Faire ce qu’il faut dès maintenant pour disposer d’une marge de manœuvre plus tard
Personne ne veut entendre parler de récession, surtout que la dernière semble tout juste terminée. Toutefois, les prévisions de la Fed, jumelées avec les signaux actuels du marché comme l’aplatissement de la courbe de taux des titres du Trésor, portent à croire qu’il n’est peut-être pas trop tôt pour évaluer la probabilité et les ramifications possibles d’une récession provoquée par le resserrement des politiques monétaires dans le monde.
Nous demeurons d’avis que le risque de récession est bas à court terme, du moins pour l’année 2022, mais qu’il ne l’est pas assez pour qu’on l’ignore jusqu’en 2023. Les analystes considèrent souvent les années 1990 comme une période idyllique. Au début de la décennie, les hausses de taux ont permis de maîtriser l’inflation, de sorte que la Fed a ensuite pu se permettre de prendre une pause et d’ajuster sa politique selon les besoins. Au bout du compte, ces conditions ont favorisé une reprise durable de l’économie. Étant donné la vigueur actuelle du marché du travail, ce serait notre scénario de base.
Jerome Powell, président de la Fed, a affirmé en conférence de presse que l’objectif de la politique consistait, bien entendu, à stabiliser les prix tout en soutenant la robustesse de l’emploi. Pour lui, il s’agit d’une condition préalable pour que le marché du travail fasse durablement preuve de dynamisme.

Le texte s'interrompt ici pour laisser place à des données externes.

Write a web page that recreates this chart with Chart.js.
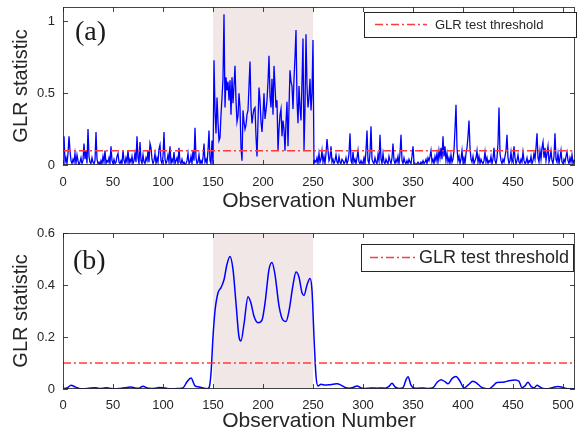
<!DOCTYPE html>
<html><head><meta charset="utf-8">
<script src="https://cdn.jsdelivr.net/npm/chart.js@4.4.0/dist/chart.umd.min.js"></script>
<style>
html,body{margin:0;padding:0;background:#fff;width:577px;height:437px;overflow:hidden}
#wa{position:absolute;left:0;top:0;width:577px;height:220px}
#wb{position:absolute;left:0;top:220px;width:577px;height:217px}
canvas{display:block}
</style></head><body>
<div id="wa"><canvas id="ca" width="577" height="220"></canvas></div>
<div id="wb"><canvas id="cb" width="577" height="217"></canvas></div>
<script>
// ---------- data ----------
const glrA = [
0.20,0.02,0.05,0.01,0.08,0.20,0.10,0.03,0.01,0.04,
0.02,0.08,0.01,0.07,0.03,0.00,0.02,0.05,0.01,0.03,
0.15,0.04,0.10,0.01,0.25,0.06,0.02,0.01,0.05,0.02,
0.01,0.03,0.23,0.04,0.01,0.02,0.00,0.03,0.01,0.06,
0.02,0.10,0.01,0.03,0.02,0.05,0.01,0.13,0.03,0.01,
0.04,0.01,0.02,0.06,0.08,0.02,0.01,0.03,0.01,0.10,
0.03,0.01,0.05,0.02,0.10,0.01,0.04,0.02,0.06,0.01,
0.03,0.08,0.02,0.20,0.05,0.01,0.16,0.03,0.01,0.07,
0.02,0.01,0.05,0.03,0.10,0.02,0.15,0.12,0.04,0.01,
0.03,0.08,0.01,0.05,0.02,0.11,0.14,0.03,0.01,0.06,
0.23,0.04,0.01,0.03,0.07,0.02,0.13,0.01,0.04,0.02,
0.09,0.01,0.03,0.05,0.01,0.12,0.02,0.01,0.04,0.01,
0.02,0.00,0.01,0.03,0.08,0.01,0.02,0.06,0.01,0.10,
0.03,0.26,0.05,0.01,0.02,0.07,0.01,0.03,0.01,0.05,
0.15,0.02,0.04,0.01,0.10,0.24,0.03,0.01,0.17,0.00,
0.73,0.38,0.22,0.47,0.30,0.17,0.19,0.35,0.47,0.60,
1.05,0.40,0.61,0.52,0.58,0.45,0.59,0.35,0.61,0.43,
0.55,0.69,0.45,0.30,0.34,0.50,0.40,0.12,0.03,0.38,
0.30,0.25,0.28,0.35,0.38,0.55,0.72,0.40,0.29,0.35,
0.39,0.40,0.20,0.06,0.30,0.54,0.45,0.30,0.23,0.35,
0.50,0.32,0.38,0.45,0.58,0.76,0.48,0.40,0.60,0.35,
0.69,0.55,0.40,0.45,0.10,0.25,0.35,0.39,0.20,0.31,
0.25,0.10,0.30,0.44,0.13,0.40,0.66,0.58,0.55,0.39,
0.60,0.75,0.94,0.45,0.29,0.55,0.40,0.31,0.58,0.88,
0.10,0.40,0.91,0.55,0.40,0.47,0.60,0.38,0.50,0.87,
0.01,0.03,0.02,0.05,0.01,0.08,0.02,0.04,0.10,0.02,
0.06,0.01,0.08,0.18,0.10,0.03,0.05,0.13,0.02,0.04,
0.01,0.03,0.07,0.02,0.01,0.06,0.02,0.01,0.04,0.03,
0.01,0.02,0.05,0.01,0.03,0.08,0.22,0.03,0.01,0.09,
0.02,0.04,0.01,0.05,0.10,0.02,0.01,0.03,0.01,0.02,
0.05,0.01,0.10,0.24,0.03,0.01,0.08,0.27,0.04,0.02,
0.01,0.05,0.02,0.01,0.07,0.03,0.21,0.04,0.01,0.08,
0.02,0.01,0.04,0.02,0.01,0.06,0.03,0.01,0.05,0.15,
0.03,0.01,0.04,0.02,0.06,0.01,0.08,0.21,0.03,0.01,
0.05,0.02,0.01,0.03,0.01,0.04,0.02,0.01,0.06,0.13,
0.02,0.01,0.00,0.01,0.02,0.01,0.00,0.02,0.01,0.03,
0.01,0.02,0.04,0.01,0.05,0.03,0.06,0.10,0.02,0.04,
0.01,0.06,0.03,0.08,0.02,0.10,0.05,0.12,0.04,0.20,
0.06,0.13,0.03,0.08,0.02,0.05,0.01,0.07,0.02,0.04,
0.10,0.25,0.42,0.12,0.03,0.06,0.01,0.04,0.10,0.02,
0.05,0.01,0.08,0.12,0.20,0.31,0.12,0.04,0.02,0.06,
0.01,0.03,0.05,0.10,0.02,0.06,0.01,0.04,0.02,0.01,
0.03,0.09,0.02,0.05,0.01,0.03,0.02,0.06,0.01,0.04,
0.12,0.03,0.01,0.05,0.15,0.40,0.08,0.03,0.01,0.04,
0.02,0.06,0.10,0.21,0.05,0.01,0.03,0.09,0.02,0.04,
0.13,0.05,0.01,0.03,0.07,0.02,0.01,0.04,0.02,0.09,
0.03,0.01,0.02,0.05,0.01,0.03,0.02,0.06,0.01,0.03,
0.08,0.04,0.12,0.22,0.05,0.02,0.10,0.04,0.12,0.16,
0.05,0.12,0.03,0.08,0.13,0.02,0.05,0.10,0.03,0.01,
0.06,0.22,0.04,0.02,0.08,0.01,0.05,0.10,0.02,0.01,
0.04,0.02,0.06,0.09,0.03,0.01,0.05,0.02,0.07,0.01,
0.03,0.02
];
const obsA = glrA.map((v, i) => i + 1);

const obsB = [0,4,8,12,16,20,24,28,32,36,40,44,48,52,56,60,64,68,72,76,80,84,88,92,96,100,104,108,112,116,120,124,128,132,136,140,144,
146,148,150,152,155,158,161,164,167,170,173,176,178,181,185,188,191,195,199,202,206,209,212,216,220,223,226,230,233,236,239,241,244,247,249,251,253,255,
258,262,266,270,274,278,282,286,290,294,298,302,306,310,314,318,322,326,329,332,336,340,343,345,348,351,355,360,365,370,374,378,382,385,389,393,397,401,
405,410,414,418,422,426,430,434,440,446,452,456,459,462,465,468,471,474,477,480,485,490,495,499,503,508,512];
const glrB = [0.002,0.004,0.014,0.008,0.002,0.001,0.002,0.004,0.005,0.002,0.003,0.005,0.002,0.001,0.002,0.004,0.006,0.008,0.004,0.003,0.011,0.004,0.002,0.003,0.006,0.005,0.002,0.001,0.001,0.002,0.004,0.028,0.042,0.012,0.008,0.004,0.001,
0.005,0.06,0.20,0.30,0.37,0.39,0.42,0.48,0.51,0.46,0.33,0.20,0.185,0.25,0.355,0.33,0.28,0.255,0.265,0.33,0.46,0.487,0.44,0.32,0.265,0.26,0.30,0.40,0.45,0.43,0.37,0.36,0.40,0.425,0.38,0.20,0.05,0.012,
0.018,0.015,0.016,0.018,0.02,0.015,0.006,0.003,0.006,0.012,0.004,0.002,0.003,0.004,0.003,0.004,0.003,0.01,0.022,0.008,0.002,0.005,0.035,0.047,0.015,0.004,0.003,0.004,0.002,0.005,0.025,0.036,0.028,0.02,0.04,0.048,0.03,0.004,
0.015,0.03,0.022,0.008,0.002,0.001,0.012,0.025,0.026,0.032,0.035,0.03,0.005,0.012,0.026,0.01,0.004,0.014,0.008,0.002,0.001,0.006,0.01,0.007,0.002,0.001,0.001];

const threshold = 0.1;
const xRange = [0, 512];
const xTicks = [0,50,100,150,200,250,300,350,400,450,500];
const yTicksA = [0, 0.5, 1];
const yTicksB = [0, 0.2, 0.4, 0.6];
const yMaxA = 1.1, yMaxB = 0.6;
const shadeRange = [150, 250];
const panelLabels = ['(a)', '(b)'];
const legendLabel = 'GLR test threshold';
const xTitle = 'Observation Number';
const yTitle = 'GLR statistic';

// ---------- styling / helpers ----------
const FONT = "'Liberation Sans', Arial, Helvetica, sans-serif";
const TXT = '#262626';
const FRAME = 'rgba(38,38,38,0.85)';
Chart.defaults.font.family = FONT;

const decorPlugin = {
  id: 'decor',
  beforeDatasetsDraw(chart, args, o) {
    const {ctx, chartArea: a, scales: {x, y}} = chart;
    const x0 = x.getPixelForValue(shadeRange[0]), x1 = x.getPixelForValue(shadeRange[1]);
    ctx.save();
    ctx.fillStyle = '#f2e7e7';
    ctx.fillRect(x0, a.top, x1 - x0, a.bottom - a.top);
    ctx.restore();
  },
  afterDatasetsDraw(chart, args, o) {
    const {ctx, chartArea: a, scales: {x, y}} = chart;
    ctx.save();
    ctx.strokeStyle = FRAME;
    ctx.lineWidth = 1;
    ctx.strokeRect(a.left + 0.5, a.top + 0.5, a.right - a.left - 1, a.bottom - a.top - 1);
    const tl = 5;
    ctx.beginPath();
    xTicks.forEach(v => {
      const px = Math.round(x.getPixelForValue(v)) + 0.5;
      ctx.moveTo(px, a.bottom); ctx.lineTo(px, a.bottom - tl);
      ctx.moveTo(px, a.top); ctx.lineTo(px, a.top + tl);
    });
    o.yTicks.forEach(v => {
      const py = Math.round(y.getPixelForValue(v)) + 0.5;
      ctx.moveTo(a.left, py); ctx.lineTo(a.left + tl, py);
      ctx.moveTo(a.right, py); ctx.lineTo(a.right - tl, py);
    });
    ctx.stroke();
    // panel label
    ctx.fillStyle = '#1a1a1a';
    ctx.font = o.labelFont;
    ctx.textBaseline = 'middle';
    ctx.textAlign = 'left';
    ctx.fillText(o.label, o.labelX, o.labelY);
    // legend
    const L = o.legend;
    ctx.fillStyle = '#fff';
    ctx.fillRect(L.x, L.y, L.w, L.h);
    ctx.strokeStyle = TXT;
    ctx.lineWidth = 1;
    ctx.strokeRect(L.x + 0.5, L.y + 0.5, L.w, L.h);
    const cy = L.y + L.h / 2;
    ctx.strokeStyle = '#ff3c3c';
    ctx.lineWidth = 1.5;
    ctx.setLineDash([8, 3, 2, 3]);
    ctx.beginPath(); ctx.moveTo(L.lx0, cy); ctx.lineTo(L.lx1, cy); ctx.stroke();
    ctx.setLineDash([]);
    ctx.fillStyle = TXT;
    ctx.font = L.font;
    ctx.fillText(legendLabel, L.tx, cy + 1);
    ctx.restore();
  }
};

function makeChart(id, pts, cfg) {
  return new Chart(document.getElementById(id), {
    type: 'line',
    data: {
      datasets: [
        { data: xRange.map(v => ({x: v, y: threshold})), borderColor: '#ff3c3c', borderWidth: 1.5,
          borderDash: [8, 3, 2, 3], pointRadius: 0, order: 0 },
        { data: pts, borderColor: '#0000ff', borderWidth: cfg.lw, pointRadius: 0, order: 1,
          tension: cfg.tension, cubicInterpolationMode: cfg.cim }
      ]
    },
    options: {
      responsive: false, animation: false, devicePixelRatio: 1,
      layout: { padding: cfg.pad },
      plugins: { legend: { display: false }, tooltip: { enabled: false }, decor: cfg.decor },
      scales: {
        x: {
          type: 'linear', min: xRange[0], max: xRange[1],
          afterBuildTicks: s => { s.ticks = xTicks.map(v => ({value: v})); },
          afterFit: s => { s.height = cfg.xh; s.paddingLeft = 0; s.paddingRight = 0; },
          ticks: { autoSkip: false, maxRotation: 0, padding: cfg.xpad, color: TXT,
                   font: { size: 13 }, callback: v => String(v) },
          grid: { display: false, drawTicks: false }, border: { display: false },
          title: { display: true, text: xTitle, color: TXT, font: { size: 21 }, padding: { top: 0, bottom: 0 } }
        },
        y: {
          min: 0, max: cfg.ymax,
          afterBuildTicks: s => { s.ticks = cfg.yTicks.map(v => ({value: v})); },
          afterFit: s => { s.width = 63; s.paddingTop = 0; s.paddingBottom = 0; },
          ticks: { padding: 8, color: TXT, font: { size: 13 }, callback: v => String(v) },
          grid: { display: false, drawTicks: false }, border: { display: false },
          title: { display: true, text: yTitle, color: TXT, font: { size: 20 }, padding: { top: 9, bottom: 0 } }
        }
      }
    },
    plugins: [decorPlugin]
  });
}

makeChart('ca', obsA.map((v, i) => ({x: v, y: glrA[i]})), {
  lw: 1.3, tension: 0, cim: 'default', ymax: yMaxA, yTicks: yTicksA,
  pad: { top: 7, right: 2, bottom: 6, left: 0 }, xh: 49, xpad: 10,
  decor: { yTicks: yTicksA, label: panelLabels[0], labelX: 75, labelY: 33,
           labelFont: "28px 'Liberation Serif', 'Times New Roman', serif",
           legend: { x: 364, y: 12, w: 212, h: 25, lx0: 375, lx1: 427, tx: 435, font: "13px " + FONT } }
});

makeChart('cb', obsB.map((v, i) => ({x: v, y: glrB[i]})), {
  lw: 1.5, tension: 0.4, cim: 'monotone', ymax: yMaxB, yTicks: yTicksB,
  pad: { top: 13, right: 2, bottom: 3, left: 0 }, xh: 45, xpad: 9,
  decor: { yTicks: yTicksB, label: panelLabels[1], labelX: 73, labelY: 42,
           labelFont: "28px 'Liberation Serif', 'Times New Roman', serif",
           legend: { x: 361, y: 24, w: 212, h: 27, lx0: 370, lx1: 415, tx: 419, font: "18px " + FONT } }
});
</script>
</body></html>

Il est sans doute encore trop tôt pour déterminer si la Fed parviendra à orchestrer un atterrissage en douceur de l’économie. Les risques à court terme pourraient demeurer élevés pour les marchés et l’économie étant donné que les banques centrales veulent intervenir rapidement et de façon musclée. Néanmoins, nous pensons que les conditions demeurent favorables à long terme et que les banques centrales mettront fin aux mesures d’assouplissement en faisant preuve de souplesse.